The tech industry is gearing up for 5G, which promises bigger and better network access, graphics, and digital capabilities. However, 5G might not be all it’s cracked up to be, especially as it walks on shaky legs into decision makers’ and end users’ hands this year, Gizmodo says.
In fact, there are three main areas that decision makers should watch out for as 5G is deployed:
- Limited availability – According to Gizmodo, the number of available 5G networks will be limited; that means only certain areas, namely cities like LA, Sacramento, Houston and Indianapolis, will have 5G coverage. Outside of those areas, “there’s very little 5G signal to be found.” Plus, some network providers will be behind the eight ball when it comes to providing 5G. For example, Gizmodo says “Sprint doesn’t have 5G coverage of any kind and will be starting from scratch when it launches 5G in…May.” AT&T is providing 5G coverage in 12 cities, although only within a “select area” in each of those cities; Verizon is offering “5G hotspots” for home users, but also only in “limited areas.”
- High cost – Gizmodo anticipates that the cost of technology that can handle 5G is going to skyrocket. Decision makers and end users looking to invest in 5G should expect to buy new devices that can support the network demands, and plan to spend $1,000 or more on their purchases. For example, Gizmodo reports that Samsung has listed prices for some of its new 5G devices: $750 for the new Galaxy S10E, $900 for the S10, $1,000 for the S10+, and $2,000 for the Galaxy Fold. “That’s a lot of extra dough to spend on a phone for somewhat nebulous benefits” Gizmodo says. Plus, phone plans will most likely “cost more than normal,” something that hasn’t been addressed by carriers just yet.

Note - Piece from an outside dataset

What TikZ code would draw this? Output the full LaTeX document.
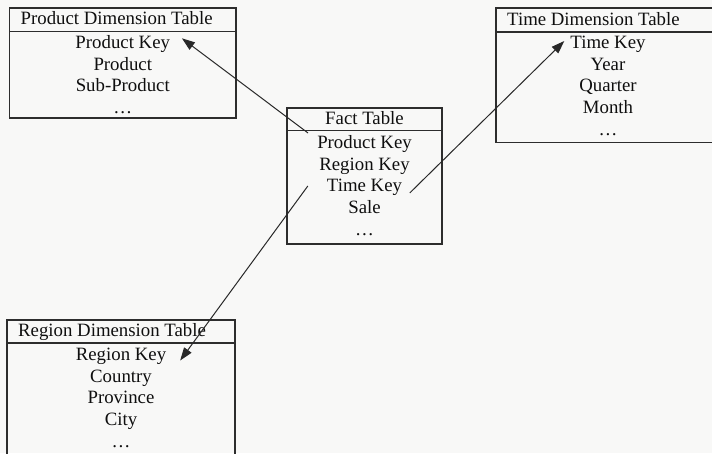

- Where are the apps? – While 5G promises to power and connect popular tech like drones, cars with cell connections, TVs, etc., those “apps don’t really exist yet,” Gizmodo says. Currently, 5G users might be able to play multiplayer video games lag-free, but that’s it for now. Otherwise, “as far as 2019 goes, the main groups that might be able to use mobile 5G effectively are businesses that can take advantage of all that bandwidth to send massive files securely back and forth between various off-site locations,” Gizmodo says.
As a result, decision makers and end users alike should watch 5G trends this coming year, especially as network providers offer it and new devices are developed. While it’s slow going so far, Gizmodo says that “5G is still the future.”